Pagare il giusto: la parola ritorni alla Politica
La Corte Costituzionale afferma la competenza regionale in materia di partecipazione alla spesa dei servizi. Cambia l’interpretazione delle norme ma rimangono i problemi. Tocca alla Politica ed alle Istituzioni trovare le risposte adeguate.
Due sentenze della Corte Costituzionale stanno avendo l'effetto di ridisegnare i contorni di una materia molto delicata come quella della partecipazione alla spesa dei servizi socio assistenziali e sociosanitari.
In estrema sintesi la Corte, con il primo provvedimento (Sentenza 296), afferma che, sulla materia, la competenza è nelle mani delle Regioni e che la precedente legislazione statale non possa essere considerata preordinata ai livelli essenziali di assistenza, come invece affermato in precedenza dal Consiglio di Stato.
Inoltre con il secondo pronunciamento (Sentenza 297) ribadisce come ogni intervento della Stato in materia debba essere assunto in collaborazione tra Stato e Regioni e non con interventi unilaterali da parte centrale.
Nei fatti una vera rivoluzione.
Come è noto la questione della partecipazione alla spesa dei servizi assume una grande rilevanza quando, a partire dai primi anni 2000, molte amministrazioni comunali, per far fronte ai problemi di bilancio, iniziano a chiedere sempre più soldi alle famiglie delle persone con disabilità per accedere e frequentare servizi di diurni e residenziali sia di carattere socio assistenziale che socio sanitario.
Sulla questione le associazioni hanno assunto negli anni posizioni sempre più nette, sia da un punto di vista generale - culturale che da un punto di vista legale. In particolare la campagna LEDHA "Pagare il giusto", avviata nel 2006 si basava "sulla convinzione che le richieste di partecipazione al costo dei servizi dovessero essere considerati strumenti di politica sociale e non di sostegno alle casse comunali e che le richieste economiche alle persone con disabilità dovessero tenere conto che questa condizione di vita nella nostra attuale organizzazione sociale produce una situazione di impoverimento dei nuclei familiari."

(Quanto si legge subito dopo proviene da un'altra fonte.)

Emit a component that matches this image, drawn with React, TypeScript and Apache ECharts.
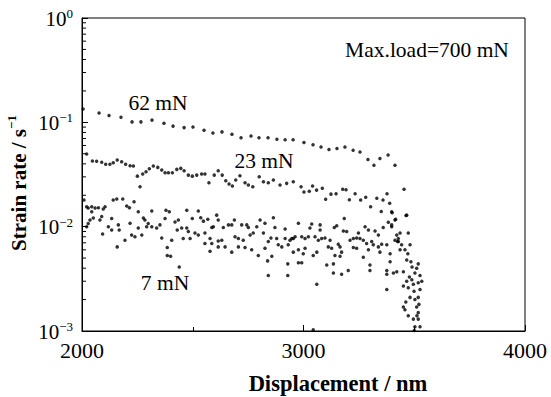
import React, { useEffect, useRef } from "react";
import * as echarts from "echarts";

const FONT = "Liberation Serif, Times New Roman, serif";

// x-axis ticks / y-axis decades
const xTicks = [2000, 3000, 4000];
const yDecades = [0.001, 0.01, 0.1, 1];
const yMinorTicks = [
  0.002, 0.003, 0.004, 0.005, 0.006, 0.007, 0.008, 0.009,
  0.02, 0.03, 0.04, 0.05, 0.06, 0.07, 0.08, 0.09,
  0.2, 0.3, 0.4, 0.5, 0.6, 0.7, 0.8, 0.9,
];

// 62 mN
const disp62 = [2005, 2077, 2122, 2176, 2226, 2266, 2316, 2370, 2411, 2461, 2501, 2551, 2591, 2632, 2677, 2718, 2763, 2799, 2840, 2880, 2917, 2953, 3002, 3043, 3079, 3115, 3151, 3187, 3224, 3255, 3291, 3318, 3345, 3382, 3413];
const rate62 = [0.134, 0.123, 0.116, 0.112, 0.101, 0.101, 0.105, 0.098, 0.092, 0.089, 0.09, 0.084, 0.079, 0.081, 0.077, 0.071, 0.074, 0.071, 0.071, 0.069, 0.068, 0.068, 0.064, 0.061, 0.058, 0.055, 0.056, 0.058, 0.054, 0.052, 0.044, 0.0387, 0.045, 0.0486, 0.0387];

// 23 mN
const disp23 = [2021, 2047, 2066, 2089, 2107, 2126, 2141, 2159, 2179, 2197, 2217, 2232, 2250, 2262, 2274, 2289, 2304, 2322, 2342, 2360, 2375, 2390, 2408, 2428, 2446, 2461, 2480, 2498, 2518, 2540, 2555, 2573, 2597, 2615, 2633, 2649, 2664, 2679, 2694, 2713, 2736, 2751, 2771, 2800, 2819, 2841, 2864, 2894, 2924, 2954, 2989, 3002, 3026, 3041, 3059, 3085, 3100, 3124, 3147, 3177, 3192, 3207, 3233, 3258, 3281, 3303, 3331, 3351, 3359, 3377, 3389, 3400, 3416, 3454, 3463];
const rate23 = [0.0497, 0.0425, 0.0423, 0.0414, 0.0396, 0.0396, 0.041, 0.0435, 0.0419, 0.0396, 0.0384, 0.0381, 0.0305, 0.0241, 0.0319, 0.0336, 0.0359, 0.0381, 0.037, 0.0349, 0.0329, 0.0329, 0.0329, 0.0354, 0.0362, 0.0344, 0.0312, 0.0305, 0.0312, 0.0319, 0.0319, 0.0264, 0.0312, 0.0344, 0.0312, 0.0275, 0.0256, 0.0245, 0.028, 0.0308, 0.0264, 0.0251, 0.0241, 0.0301, 0.0269, 0.0264, 0.028, 0.0251, 0.026, 0.0269, 0.0241, 0.0215, 0.0218, 0.0245, 0.0224, 0.0233, 0.0183, 0.0205, 0.0207, 0.0228, 0.0226, 0.0181, 0.0207, 0.018, 0.0191, 0.0155, 0.0187, 0.014, 0.018, 0.0207, 0.0168, 0.0136, 0.0118, 0.0228, 0.0128];

// 7 mN
const disp7 = [
  2009, 2021, 2028, 2044, 2044, 2059, 2074, 2096, 2104, 2141, 2157, 2184, 2202, 2214, 2235, 2254, 2277, 2315, 2379, 2394, 2435, 2473,
  2021, 2028, 2036, 2051, 2081, 2089, 2093, 2119, 2134, 2134, 2164, 2168, 2159, 2194, 2217, 2224, 2239, 2254, 2270, 2284, 2292, 2299, 2315, 2337, 2360, 2352, 2375, 2385, 2385, 2400, 2405, 2420, 2430, 2439, 2450, 2457, 2473,
  2525, 2498, 2536, 2548, 2568, 2608, 2615, 2593, 2586, 2638, 2661, 2688, 2676, 2721, 2744, 2751, 2789, 2804, 2826, 2864, 2871, 2917,
  2480, 2510, 2488, 2525, 2555, 2578, 2555, 2586, 2615, 2631, 2615, 2646, 2578, 2676, 2691, 2706, 2706, 2728, 2736, 2759, 2773, 2766, 2796, 2819, 2826, 2841, 2853, 2857, 2838, 2879, 2886, 2902, 2917, 2939, 2954, 2931, 2929, 2841, 2929,
  2977, 3037, 3029, 3075, 3075, 3150, 3139, 3184, 3180, 3195, 3248, 3278, 3293, 3323, 3338, 3360, 3398, 3421, 3428, 3383,
  2947, 2962, 2992, 3007, 3022, 3052, 3067, 3082, 3097, 3120, 3157, 3210, 3225, 3240, 3255, 3270, 3285, 3308, 3315, 3338, 3353, 3376, 3413,
  2954, 2977, 3007, 2999, 3044, 3060, 3112, 3127, 3165, 3172, 3142, 3165, 3225, 3240, 3293, 3270, 3345, 3391, 3391,
  2977, 2992, 3105, 3135, 3135, 3172, 3202, 3300, 3300, 3376, 3376, 3406, 3060,
  3398, 3466, 3413, 3398, 3436, 3473, 3428, 3425, 3443, 3436, 3458, 3481, 3471, 3466, 3421, 3451, 3376,
  3518, 3511, 3503, 3526, 3489, 3466, 3451, 3473, 3496, 3518, 3534, 3481, 3518, 3503, 3451, 3458, 3473, 3511, 3518, 3496, 3518, 3526, 3503, 3500,
  3490, 3478, 3526, 3499, 3462, 3512, 3521, 3485, 3044,
];
const rate7 = [
  0.018, 0.0155, 0.0151, 0.0155, 0.0139, 0.0151, 0.0152, 0.0148, 0.0155, 0.018, 0.0184, 0.0184, 0.0158, 0.0152, 0.0173, 0.0139, 0.0121, 0.0141, 0.0144, 0.0139, 0.0116, 0.0144,
  0.01, 0.0107, 0.0116, 0.0121, 0.0116, 0.0125, 0.0085, 0.01, 0.0093, 0.012, 0.0104, 0.0093, 0.0064, 0.0074, 0.0108, 0.0083, 0.008, 0.0097, 0.0083, 0.0116, 0.01, 0.0107, 0.01, 0.0097, 0.0078, 0.0104, 0.012, 0.0063, 0.0053, 0.0052, 0.0074, 0.0111, 0.0093, 0.0041, 0.0097, 0.0077, 0.0097,
  0.0141, 0.012, 0.0122, 0.0113, 0.0118, 0.0129, 0.0116, 0.01, 0.0098, 0.0098, 0.0104, 0.0116, 0.0104, 0.0104, 0.0104, 0.0098, 0.01, 0.0116, 0.0108, 0.0122, 0.0098, 0.0095,
  0.009, 0.0087, 0.0077, 0.0083, 0.0087, 0.0077, 0.0069, 0.0069, 0.0073, 0.0074, 0.0064, 0.0064, 0.0058, 0.0057, 0.008, 0.0077, 0.0064, 0.0074, 0.0063, 0.0083, 0.0087, 0.006, 0.0053, 0.0087, 0.0062, 0.0072, 0.0078, 0.0052, 0.0047, 0.0077, 0.0067, 0.0064, 0.0077, 0.0074, 0.0077, 0.0067, 0.0044, 0.0034, 0.0034,
  0.0108, 0.0106, 0.0097, 0.0104, 0.0093, 0.0102, 0.0098, 0.012, 0.0091, 0.009, 0.0087, 0.01, 0.0093, 0.0091, 0.0083, 0.0098, 0.01, 0.0083, 0.0072, 0.011,
  0.0077, 0.008, 0.008, 0.0077, 0.008, 0.008, 0.0074, 0.0077, 0.0078, 0.0074, 0.0068, 0.0074, 0.0077, 0.0078, 0.0077, 0.0074, 0.0069, 0.0072, 0.0067, 0.0064, 0.0068, 0.0067, 0.0074,
  0.0057, 0.006, 0.0062, 0.0055, 0.0053, 0.0057, 0.0064, 0.0062, 0.0064, 0.0057, 0.0053, 0.0052, 0.0063, 0.0062, 0.006, 0.0051, 0.0057, 0.0055, 0.0046,
  0.0045, 0.0045, 0.0043, 0.0044, 0.0036, 0.0035, 0.0038, 0.0043, 0.0038, 0.0038, 0.0035, 0.0036, 0.0028,
  0.0139, 0.0129, 0.0116, 0.0104, 0.0087, 0.0087, 0.0077, 0.0072, 0.0067, 0.006, 0.006, 0.0067, 0.0055, 0.0048, 0.0037, 0.0037, 0.0025,
  0.0044, 0.004, 0.0036, 0.0034, 0.0031, 0.003, 0.0027, 0.0026, 0.0028, 0.0029, 0.003, 0.0021, 0.0021, 0.002, 0.0017, 0.0016, 0.0014, 0.0017, 0.0015, 0.0013, 0.0013, 0.0011, 0.0011, 0.00101,
  0.0041, 0.0033, 0.0025, 0.0024, 0.0019, 0.0014, 0.0018, 0.0046, 0.00103,
];

const labels = [
  { text: "62 mN", x: 158, y: 103 },
  { text: "23 mN", x: 264, y: 161 },
  { text: "7 mN", x: 165, y: 283 },
  { text: "Max.load=700 mN", x: 427, y: 50 },
];

const zip = (a: number[], b: number[]) => a.map((v, i) => [v, b[i]]);

export default function App() {
  const ref = useRef<HTMLDivElement>(null);
  useEffect(() => {
    if (!ref.current) return;
    const chart = echarts.init(ref.current, undefined, { renderer: "svg" });
    const dotSeries = (name: string, data: number[][]) => ({
      name,
      type: "scatter",
      data,
      symbol: "circle",
      symbolSize: 3.5,
      itemStyle: { color: "#000" },
      emphasis: { disabled: true },
      z: 3,
    });
    const supLabel = (v: number) => {
      const e = Math.round(Math.log10(v));
      return "{b|10}{s|" + (e === 0 ? "0" : "\u2212" + -e) + "}";
    };
    chart.setOption({
      animation: false,
      backgroundColor: "#fff",
      textStyle: { fontFamily: FONT, color: "#000" },
      grid: {
        left: 82,
        right: 26,
        top: 18,
        bottom: 66,
        show: true,
        borderColor: "#000",
        borderWidth: 1,
        backgroundColor: "transparent",
        containLabel: false,
        outerBoundsMode: "none",
      },
      xAxis: {
        type: "value",
        min: xTicks[0],
        max: xTicks[xTicks.length - 1],
        interval: 1000,
        axisLine: { show: true, lineStyle: { color: "#000", width: 1 } },
        axisTick: { show: true, inside: true, length: 6, lineStyle: { color: "#000" } },
        minorTick: { show: true, splitNumber: 2, length: 4, lineStyle: { color: "#000" } },
        axisLabel: {
          fontSize: 22,
          color: "#000",
          margin: 8,
          fontFamily: FONT,
          formatter: (v: number) => String(v),
        },
        splitLine: { show: false },
      },
      yAxis: {
        type: "log",
        logBase: 10,
        min: yDecades[0],
        max: yDecades[yDecades.length - 1],
        axisLine: { show: true, lineStyle: { color: "#000", width: 1 } },
        axisTick: { show: true, inside: true, length: 6, lineStyle: { color: "#000" } },
        axisLabel: {
          margin: 9,
          color: "#000",
          formatter: supLabel,
          rich: {
            b: { fontSize: 21, fontFamily: FONT, color: "#000", lineHeight: 22, verticalAlign: "bottom" },
            s: { fontSize: 13, fontFamily: FONT, color: "#000", lineHeight: 22, verticalAlign: "top", padding: [0, 0, 8, 0] },
          },
        },
        splitLine: { show: false },
      },
      series: [
        dotSeries("62 mN", zip(disp62, rate62)),
        dotSeries("23 mN", zip(disp23, rate23)),
        dotSeries("7 mN", zip(disp7, rate7)),
        {
          type: "custom",
          name: "minor",
          data: yMinorTicks.map((v) => [xTicks[0], v]),
          silent: true,
          z: 4,
          renderItem: (_p: any, api: any) => {
            const pt = api.coord([api.value(0), api.value(1)]);
            return {
              type: "line",
              shape: { x1: pt[0], y1: pt[1], x2: pt[0] + 4, y2: pt[1] },
              style: { stroke: "#000", lineWidth: 1 },
            };
          },
        },
      ],
      graphic: [
        ...labels.map((l) => ({
          type: "text",
          x: l.x,
          y: l.y,
          style: {
            text: l.text,
            fontSize: 21.5,
            fontFamily: FONT,
            fill: "#000",
            align: "center",
            verticalAlign: "middle",
          },
        })),
        {
          type: "text",
          x: 338,
          y: 383,
          style: {
            text: "Displacement / nm",
            fontSize: 22.5,
            fontWeight: "bold",
            fontFamily: FONT,
            fill: "#000",
            align: "center",
            verticalAlign: "middle",
          },
        },
        {
          type: "text",
          x: 17,
          y: 183,
          rotation: Math.PI / 2,
          style: {
            text: "{m|Strain rate / s}{s|\u22121}",
            align: "center",
            verticalAlign: "middle",
            fill: "#000",
            rich: {
              m: { fontSize: 21, fontWeight: "bold", fontFamily: FONT, fill: "#000", lineHeight: 24, verticalAlign: "bottom" },
              s: { fontSize: 13, fontWeight: "bold", fontFamily: FONT, fill: "#000", lineHeight: 24, verticalAlign: "top" },
            },
          },
        },
      ],
    });
    return () => chart.dispose();
  }, []);
  return (
    <div
      ref={ref}
      style={{ position: "fixed", left: 0, top: 0, width: 551, height: 397, background: "#fff" }}
    />
  );
}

Una campagna che chiedeva il rispetto di quanto previsto dal D.Lgs 130/2000, che modificando la precedente legge istitutiva dell'Isee (Legge 109/98), affermava che nel caso delle persone con grave disabilità dovesse essere preso in considerazione il solo reddito della persona e non quello del suo nucleo familiare.
Una presa di posizione che, da politica, divenne anche di natura legale. In questi anni sono stati centinaia i ricorsi presentati e vinti al TAR e in alcuni casi già confermati dal Consiglio di Stato, contro diverse amministrazioni comunali accusate di chiedere forme di partecipazione alla spesa non rispettose della Legge.
Ora la sentenza della Corte Costituzionale nel riconoscere su questa materia il primato della legislazione regionale afferma come il D.lgs 130/2000 non sia da considerarsi vigente, anche in virtù della mancata applicazione di un decreto attuativo e che, quindi, non possa essere considerato un Livello Essenziale di Assistenza.
A rinforzo di questa posizione nella successiva sentenza numero 297, la Corte, in merito alla previsione di riforma dell'Isee prevista dal cosiddetto "Salva Italia", accogliendo il ricorso della Regione Veneto ha stabilito che qualsiasi ipotesi di riforma dovrà essere concordata tra Stato e Regioni.
Tutto azzerato dunque? Via libera ai Comuni a chiedere quanti soldi ritengano giusto alle famiglie delle persone con disabilità?
Non esattamente, perché è innanzitutto ovvio che comunque ogni regolamento dovrà tenere conto della norma che istituisce l'Isee, come dei principi affermati dalla Convenzione Onu sui diritti delle persone con disabilità che essendo stata ratificata dallo Stato Italiano è a tutti gli effetti una legge vigente.
Ma è soprattutto evidente che la Corte Costituzionale abbia indicato come un tema di questa natura non possa che essere affrontato e risolto per via politica, richiamando le istituzioni, innanzitutto lo Stato e le Regioni ma ovviamente anche i Comuni, ad assumersi le proprie responsabilità, ad uscire dall'impasse e finalmente a trovare una soluzione giusta, condivisa e sostenibile al problema.
La parola torna quindi alla Politica ed alle Istituzioni.